Records supplied
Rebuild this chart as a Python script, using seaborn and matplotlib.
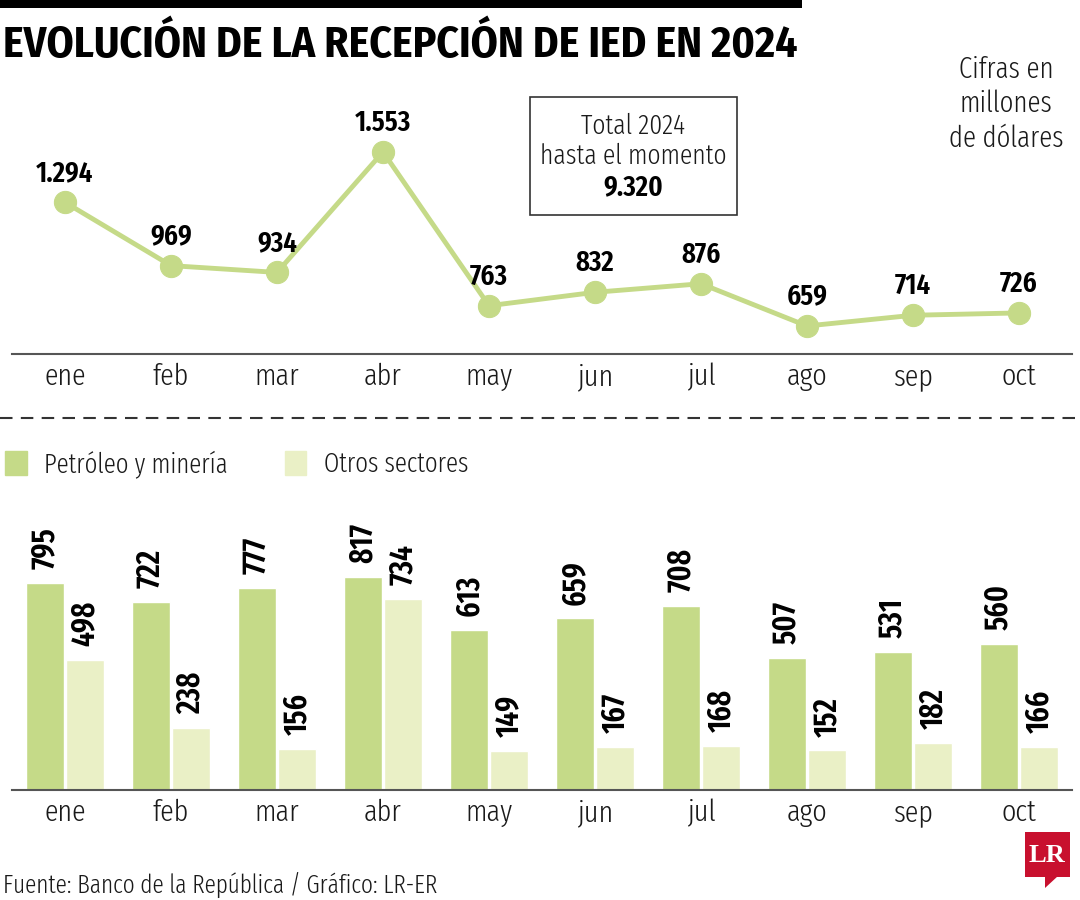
import numpy as np
import pandas as pd
import matplotlib
matplotlib.use("Agg")
import matplotlib.pyplot as plt
import seaborn as sns
from matplotlib.patches import Rectangle, Polygon
from matplotlib.lines import Line2D

# data
meses = ["ene", "feb", "mar", "abr", "may", "jun", "jul", "ago", "sep", "oct"]
total_ied = [1294, 969, 934, 1553, 763, 832, 876, 659, 714, 726]
petroleo_mineria = [795, 722, 777, 817, 613, 659, 708, 507, 531, 560]
otros_sectores = [498, 238, 156, 734, 149, 167, 168, 152, 182, 166]
series_names = ["Petróleo y minería", "Otros sectores"]

verde = "#c5da88"
verde_claro = "#eaf0c6"
gris = "#555555"
texto = "#1a1a1a"

sns.set_theme(style="white")
plt.rcParams["font.family"] = ["Fira Sans Extra Condensed", "DejaVu Sans"]
plt.rcParams["font.weight"] = 300
LIGHT = 300
BOLD = 600

W, H = 1080, 900
fig = plt.figure(figsize=(10.8, 9), dpi=100)


def fx(px):
    return px / W


def fy(py):
    return 1 - py / H


# ---- top line chart ----
ax1 = fig.add_axes([fx(12), fy(354), fx(1060), (354 - 120) / H])
df_line = pd.DataFrame({"mes": meses, "valor": total_ied})
sns.lineplot(data=df_line, x="mes", y="valor", ax=ax1, color=verde, lw=3.5,
             marker="o", markersize=16, markeredgecolor=verde, sort=False)
ax1.set_xlim(-0.5, 9.5)
ax1.set_ylim(515, 1717)
for i, v in enumerate(total_ied):
    txt = f"{v:,}".replace(",", ".")
    ax1.annotate(txt, (i, v), xytext=(0, 11), textcoords="offset points",
                 ha="center", va="bottom", fontsize=21, fontweight=BOLD,
                 color="black", annotation_clip=False)

# ---- bottom bar chart ----
ax2 = fig.add_axes([fx(12), fy(790), fx(1060), (790 - 500) / H])
df_bar = pd.DataFrame({
    "mes": meses * 2,
    "valor": petroleo_mineria + otros_sectores,
    "sector": [series_names[0]] * len(meses) + [series_names[1]] * len(meses),
})
sns.barplot(data=df_bar, x="mes", y="valor", hue="sector", ax=ax2,
            palette=[verde, verde_claro], width=0.76, gap=0.06,
            saturation=1, legend=False)
ax2.set_xlim(-0.5, 9.5)
ax2.set_ylim(0, 290 / 0.2604)
for cont in ax2.containers:
    ax2.bar_label(cont, rotation=90, padding=10, fontsize=23,
                  fontweight=BOLD, color="black")

for ax in (ax1, ax2):
    for s in ["top", "right", "left"]:
        ax.spines[s].set_visible(False)
    ax.spines["bottom"].set_color(gris)
    ax.spines["bottom"].set_linewidth(1.5)
    ax.set_yticks([])
    ax.set_xlabel("")
    ax.set_ylabel("")
    ax.set_xticks(range(len(meses)))
    ax.set_xticklabels(meses, fontsize=22, color=texto, fontweight=LIGHT)
    ax.tick_params(axis="x", which="major", length=0, pad=6)
    ax.set_xticks(np.arange(-0.5, 10, 1), minor=True)
    ax.tick_params(axis="x", which="minor", direction="in", length=9,
                   width=1.2, color=gris)
    ax.set_facecolor("none")
    ax.grid(False)

# legend
handles = [Rectangle((0, 0), 1, 1, color=verde), Rectangle((0, 0), 1, 1, color=verde_claro)]
fig.legend(handles, series_names, loc="center left",
           bbox_to_anchor=(fx(5), fy(464)), ncol=2, frameon=False, borderpad=0,
           borderaxespad=0, prop={"size": 19.5, "weight": LIGHT},
           handlelength=0.8, handleheight=0.95,
           handletextpad=0.65, columnspacing=2.1, labelcolor=texto)

# ---- decorations ----
fig.add_artist(Rectangle((0, fy(8)), fx(802), 8 / H, transform=fig.transFigure,
                         color="black", lw=0))
fig.text(fx(3), fy(46), "EVOLUCIÓN DE LA RECEPCIÓN DE IED EN 2024",
         fontsize=31.3, fontweight=700, va="center", ha="left", color="black",
         family=["Fira Sans Condensed", "DejaVu Sans"])

for t, y in zip(["Cifras en", "millones", "de dólares"], [70, 104, 139]):
    fig.text(fx(1006), fy(y), t, fontsize=21, ha="center", va="center",
             color=texto, fontweight=LIGHT)

fig.add_artist(Rectangle((fx(530), fy(215)), fx(207), (215 - 97) / H,
                         transform=fig.transFigure, fill=False,
                         edgecolor="#333333", lw=1.2))
fig.text(fx(633), fy(126), "Total 2024", fontsize=20, ha="center", va="center",
         color=texto, fontweight=LIGHT)
fig.text(fx(633), fy(156), "hasta el momento", fontsize=20, ha="center", va="center",
         color=texto, fontweight=LIGHT)
fig.text(fx(633), fy(187), "9.320", fontsize=21, fontweight=BOLD, ha="center", va="center",
         color="black")

fig.add_artist(Line2D([0, 1], [fy(418), fy(418)], transform=fig.transFigure,
                      color="#333333", lw=1.5, dashes=(6, 4)))

fig.text(fx(3), fy(885), "Fuente: Banco de la República / Gráfico: LR-ER",
         fontsize=18.3, ha="left", va="center", color=texto, fontweight=LIGHT)

# LR logo
fig.add_artist(Rectangle((fx(1025), fy(877)), fx(45), 45 / H,
                         transform=fig.transFigure, color="#c8102e", lw=0))
fig.add_artist(Polygon([[fx(1045), fy(876)], [fx(1058), fy(876)], [fx(1045), fy(888)]],
                       closed=True, transform=fig.transFigure, color="#c8102e", lw=0))
fig.text(fx(1047), fy(855), "LR", fontsize=19, fontweight="bold", color="white",
         ha="center", va="center", family="Liberation Serif")

fig.savefig("out.png", dpi=100)
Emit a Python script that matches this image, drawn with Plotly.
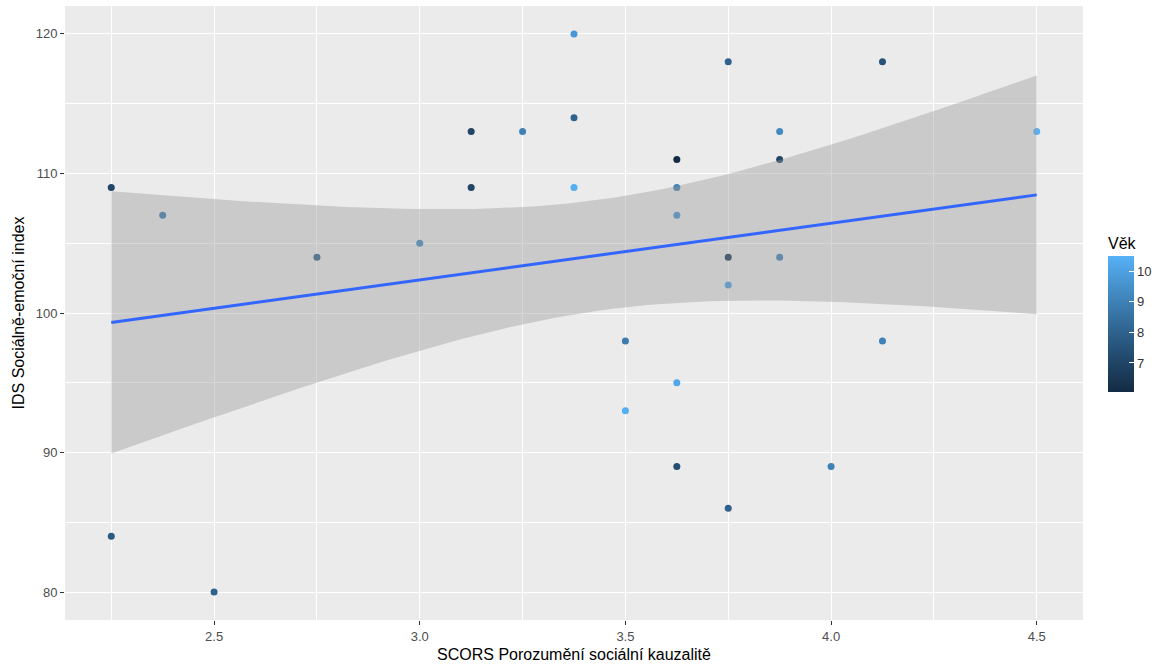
import numpy as np
import plotly.graph_objects as go

# SCORS (x), IDS (y), Věk (colour)
scors = [2.25, 2.25, 2.375, 2.5, 2.75, 3.0, 3.125, 3.125, 3.25, 3.375,
         3.375, 3.375, 3.5, 3.5, 3.625, 3.625, 3.625, 3.625, 3.625, 3.75,
         3.75, 3.75, 3.75, 3.875, 3.875, 3.875, 4.0, 4.125, 4.125, 4.5]
ids = [109, 84, 107, 80, 104, 105, 113, 109, 113, 120,
       114, 109, 98, 93, 111, 109, 107, 95, 89, 118,
       104, 102, 86, 113, 111, 104, 89, 118, 98, 113]
vek = [7.0, 7.7, 8.8, 8.0, 8.0, 9.3, 7.0, 7.0, 9.0, 9.7,
       8.0, 10.4, 8.8, 10.4, 6.05, 9.0, 9.5, 10.2, 7.3, 8.0,
       6.5, 10.0, 8.0, 9.3, 7.0, 9.0, 9.0, 7.5, 9.0, 10.5]

x_ticks = [2.5, 3.0, 3.5, 4.0, 4.5]
y_ticks = [80, 90, 100, 110, 120]
cb_ticks = [7, 8, 9, 10]

x = np.array(scors, float)
y = np.array(ids, float)
n = len(x)
b1, b0 = np.polyfit(x, y, 1)
xs = np.linspace(x.min(), x.max(), 80)
yhat = b0 + b1 * xs
resid = y - (b0 + b1 * x)
s = np.sqrt(np.sum(resid ** 2) / (n - 2))
sxx = np.sum((x - x.mean()) ** 2)
t = 2.0484  # t(0.975, df=28)
se = s * np.sqrt(1 / n + (xs - x.mean()) ** 2 / sxx)
lo = yhat - t * se
hi = yhat + t * se

scale = [[0, "#132B43"], [0.25, "#22496C"], [0.5, "#336A98"], [0.75, "#448DC6"], [1, "#56B1F7"]]

fig = go.Figure()
fig.add_trace(go.Scatter(
    x=scors, y=ids, mode="markers",
    marker=dict(size=7, color=vek, colorscale=scale, showscale=True,
                colorbar=dict(
                    title=dict(text="Věk", side="top", font=dict(size=16, color="black")),
                    x=1.0246, xanchor="left", xpad=0, y=0.500, yanchor="middle", ypad=0,
                    len=158, lenmode="pixels", thickness=26, outlinewidth=0,
                    tickvals=cb_ticks, ticks="inside", ticklen=5, tickcolor="white",
                    tickfont=dict(size=13, color="#333333"))),
    showlegend=False, hoverinfo="skip"))
fig.add_trace(go.Scatter(
    x=np.concatenate([xs, xs[::-1]]), y=np.concatenate([hi, lo[::-1]]),
    fill="toself", fillcolor="rgba(153,153,153,0.4)", line=dict(width=0),
    mode="lines", showlegend=False, hoverinfo="skip"))
fig.add_trace(go.Scatter(x=xs, y=yhat, mode="lines", line=dict(color="#3366FF", width=3),
                         showlegend=False, hoverinfo="skip"))

axis_common = dict(showgrid=True, gridcolor="white", gridwidth=1.1, zeroline=False,
                   ticks="outside", ticklen=4, tickcolor="#333333", tickwidth=1,
                   tickfont=dict(size=13, color="#4D4D4D"), showline=False, automargin=False)
fig.update_xaxes(range=[2.1375, 4.6125], tickvals=x_ticks, ticktext=[f"{v:.1f}" for v in x_ticks],
                 minor=dict(tickvals=[2.25, 2.75, 3.25, 3.75, 4.25], showgrid=True,
                            gridcolor="white", gridwidth=0.5),
                 title=dict(text="SCORS Porozumění sociální kauzalitě", font=dict(size=16, color="black"),
                            standoff=6), **axis_common)
fig.update_yaxes(range=[78, 122], tickvals=y_ticks,
                 minor=dict(tickvals=[85, 95, 105, 115], showgrid=True, gridcolor="white", gridwidth=0.5),
                 title=dict(text="IDS Sociálně-emoční index", font=dict(size=16, color="black"),
                            standoff=7), **axis_common)
fig.update_layout(width=1165, height=665, margin=dict(l=65, r=82, t=6, b=45),
                  plot_bgcolor="#EBEBEB", paper_bgcolor="white",
                  font=dict(family="Liberation Sans, Arial, sans-serif"))
fig.write_html("out.html")
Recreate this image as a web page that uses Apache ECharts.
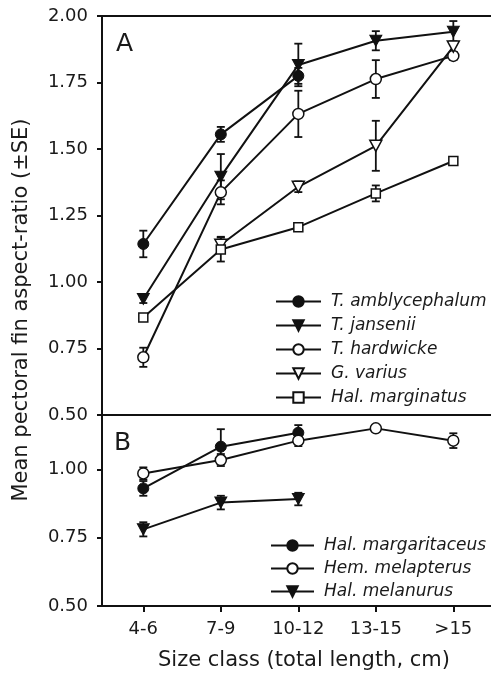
<!DOCTYPE html>
<html>
<head>
<meta charset="utf-8">
<script src="https://cdn.jsdelivr.net/npm/echarts@6/dist/echarts.min.js"></script>
<style>
  html, body { margin: 0; padding: 0; background: #fff; }
  #chart { width: 491px; height: 681px; }
</style>
</head>
<body>
<div id="chart"></div>
<script>
  // size classes (x axis)
  const categories = ['4-6', '7-9', '10-12', '13-15', '>15'];

  // panel A: means and SE per size class (null = not sampled)
  const amblyMean = [1.143, 1.555, 1.775, null, null];
  const amblySE = [0.05, 0.028, 0.03, null, null];
  const jansMean = [0.936, 1.396, 1.816, 1.907, 1.941];
  const jansSE = [0.015, 0.085, 0.08, 0.036, 0.04];
  const hardMean = [0.717, 1.337, 1.632, 1.763, 1.85];
  const hardSE = [0.036, 0.045, 0.087, 0.071, 0.015];
  const variusMean = [null, 1.14, 1.358, 1.512, 1.885];
  const variusSE = [null, 0.03, 0.02, 0.094, 0.02];
  const margMean = [0.867, 1.122, 1.206, 1.333, 1.455];
  const margSE = [0, 0.045, 0, 0.03, 0];

  // panel B
  const margaritMean = [0.931, 1.084, 1.135, null, null];
  const margaritSE = [0.027, 0.064, 0.028, null, null];
  const melapMean = [0.986, 1.035, 1.106, 1.151, 1.106];
  const melapSE = [0.022, 0.022, 0.02, 0.01, 0.027];
  const melanMean = [0.781, 0.879, 0.892, null, null];
  const melanSE = [0.026, 0.025, 0.023, null, null];

  const yTicksA = [0.5, 0.75, 1.0, 1.25, 1.5, 1.75, 2.0];
  const yTicksB = [0.5, 0.75, 1.0];
  const xTicks = [0, 1, 2, 3, 4];

  const INK = '#111';
  const FONT = 'DejaVu Sans';
  const downTri = 'path://M0,0L12,0L6,11Z';

  const pairs = (arr) => arr.map((v, i) => (v == null ? null : [i, v])).filter(Boolean);

  function lineSeries(name, means, symbol, size, open, xi, yi) {
    return {
      name: name,
      type: 'line',
      xAxisIndex: xi,
      yAxisIndex: yi,
      data: pairs(means),
      symbol: symbol,
      symbolSize: size,
      showAllSymbol: true,
      z: 3,
      lineStyle: { color: INK, width: 2 },
      itemStyle: open
        ? { color: '#fff', borderColor: INK, borderWidth: 1.5 }
        : { color: INK, borderColor: INK, borderWidth: 1 },
      emphasis: { disabled: true },
    };
  }

  function errorSeries(means, ses, xi, yi) {
    const data = [];
    means.forEach((m, i) => {
      if (m != null && ses[i]) data.push([i, m - ses[i], m + ses[i]]);
    });
    return {
      type: 'custom',
      xAxisIndex: xi,
      yAxisIndex: yi,
      data: data,
      z: 1,
      silent: true,
      encode: { x: 0, y: [1, 2] },
      renderItem(params, api) {
        const lo = api.coord([api.value(0), api.value(1)]);
        const hi = api.coord([api.value(0), api.value(2)]);
        const st = { stroke: INK, lineWidth: 1.8 };
        return {
          type: 'group',
          children: [
            { type: 'line', shape: { x1: lo[0], y1: lo[1], x2: hi[0], y2: hi[1] }, style: st },
            { type: 'line', shape: { x1: hi[0] - 4, y1: hi[1], x2: hi[0] + 4, y2: hi[1] }, style: st },
            { type: 'line', shape: { x1: lo[0] - 4, y1: lo[1], x2: lo[0] + 4, y2: lo[1] }, style: st },
          ],
        };
      },
    };
  }

  const axisLine = { show: true, onZero: false, lineStyle: { color: INK, width: 2 } };
  const tickLabel = { color: '#1a1a1a', fontFamily: FONT, fontSize: 18 };

  function xAxis(gridIndex, position, withLabels) {
    return {
      type: 'value',
      gridIndex: gridIndex,
      position: position,
      min: -0.533,
      max: 4.486,
      axisLine: axisLine,
      splitLine: { show: false },
      axisTick: withLabels
        ? { show: true, customValues: xTicks, length: 6, lineStyle: { color: INK, width: 2 } }
        : { show: false },
      axisLabel: withLabels
        ? Object.assign({ customValues: xTicks, margin: 14, formatter: (v) => categories[v] }, tickLabel)
        : { show: false },
    };
  }

  function yAxis(gridIndex, max, ticks) {
    return {
      type: 'value',
      gridIndex: gridIndex,
      min: 0.5,
      max: max,
      axisLine: axisLine,
      splitLine: { show: false },
      axisTick: { show: true, customValues: ticks, length: 5, lineStyle: { color: INK, width: 2 } },
      axisLabel: Object.assign(
        { customValues: ticks, margin: 14, formatter: (v) => v.toFixed(2) },
        tickLabel
      ),
    };
  }

  const legendText = { color: '#1a1a1a', fontFamily: FONT, fontSize: 17, fontStyle: 'italic', padding: [0, 0, 0, 5] };

  const chart = echarts.init(document.getElementById('chart'));
  chart.setOption({
    animation: false,
    backgroundColor: '#fff',
    grid: [
      { left: 102, right: 0, top: 16, height: 399 },
      { left: 102, right: 0, top: 415, height: 191 },
    ],
    xAxis: [xAxis(0, 'bottom', false), xAxis(0, 'top', false), xAxis(1, 'bottom', true)],
    yAxis: [yAxis(0, 2.0, yTicksA), yAxis(1, 1.2, yTicksB)],
    legend: [
      {
        data: ['T. amblycephalum', 'T. jansenii', 'T. hardwicke', 'G. varius', 'Hal. marginatus'],
        orient: 'vertical',
        left: 275,
        top: 293,
        padding: 0,
        itemWidth: 45,
        itemHeight: 13,
        itemGap: 7,
        selectedMode: false,
        textStyle: legendText,
      },
      {
        data: ['Hal. margaritaceus', 'Hem. melapterus', 'Hal. melanurus'],
        orient: 'vertical',
        left: 270,
        top: 537,
        padding: 0,
        itemWidth: 43,
        itemHeight: 13,
        itemGap: 6,
        selectedMode: false,
        textStyle: legendText,
      },
    ],
    graphic: [
      { type: 'text', left: 116, top: 32, style: { text: 'A', fontFamily: FONT, fontSize: 25, fill: '#1a1a1a' } },
      { type: 'text', left: 114, top: 431, style: { text: 'B', fontFamily: FONT, fontSize: 25, fill: '#1a1a1a' } },
      {
        type: 'text',
        x: 22,
        y: 310,
        rotation: Math.PI / 2,
        style: {
          text: 'Mean pectoral fin aspect-ratio (±SE)',
          fontFamily: FONT,
          fontSize: 21,
          fill: '#1a1a1a',
          align: 'center',
          verticalAlign: 'middle',
        },
      },
      {
        type: 'text',
        x: 304,
        y: 661,
        style: {
          text: 'Size class (total length, cm)',
          fontFamily: FONT,
          fontSize: 21,
          fill: '#1a1a1a',
          align: 'center',
          verticalAlign: 'middle',
        },
      },
    ],
    series: [
      errorSeries(amblyMean, amblySE, 0, 0),
      errorSeries(jansMean, jansSE, 0, 0),
      errorSeries(hardMean, hardSE, 0, 0),
      errorSeries(variusMean, variusSE, 0, 0),
      errorSeries(margMean, margSE, 0, 0),
      lineSeries('T. amblycephalum', amblyMean, 'circle', 11, false, 0, 0),
      lineSeries('T. jansenii', jansMean, downTri, [12, 11], false, 0, 0),
      lineSeries('T. hardwicke', hardMean, 'circle', 11, true, 0, 0),
      lineSeries('G. varius', variusMean, downTri, [12, 11], true, 0, 0),
      lineSeries('Hal. marginatus', margMean, 'rect', 9, true, 0, 0),

      errorSeries(margaritMean, margaritSE, 2, 1),
      errorSeries(melapMean, melapSE, 2, 1),
      errorSeries(melanMean, melanSE, 2, 1),
      lineSeries('Hal. margaritaceus', margaritMean, 'circle', 11, false, 2, 1),
      lineSeries('Hem. melapterus', melapMean, 'circle', 11, true, 2, 1),
      lineSeries('Hal. melanurus', melanMean, downTri, [12, 11], false, 2, 1),
    ],
  });
</script>
</body>
</html>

What this task involves
Reproduce only the lines running from the beginning of the entries above to the line holding "return 1 - py / H", inclusive. Pictures stay out of the copy.

Final result
Rebuild this chart as a Python script, using seaborn and matplotlib.
import numpy as np
import pandas as pd
import matplotlib
matplotlib.use("Agg")
import matplotlib.pyplot as plt
import seaborn as sns
from matplotlib.patches import Rectangle, Polygon
from matplotlib.lines import Line2D

# data
meses = ["ene", "feb", "mar", "abr", "may", "jun", "jul", "ago", "sep", "oct"]
total_ied = [1294, 969, 934, 1553, 763, 832, 876, 659, 714, 726]
petroleo_mineria = [795, 722, 777, 817, 613, 659, 708, 507, 531, 560]
otros_sectores = [498, 238, 156, 734, 149, 167, 168, 152, 182, 166]
series_names = ["Petróleo y minería", "Otros sectores"]

verde = "#c5da88"
verde_claro = "#eaf0c6"
gris = "#555555"
texto = "#1a1a1a"

sns.set_theme(style="white")
plt.rcParams["font.family"] = ["Fira Sans Extra Condensed", "DejaVu Sans"]
plt.rcParams["font.weight"] = 300
LIGHT = 300
BOLD = 600

W, H = 1080, 900
fig = plt.figure(figsize=(10.8, 9), dpi=100)


def fx(px):
    return px / W


def fy(py):
    return 1 - py / H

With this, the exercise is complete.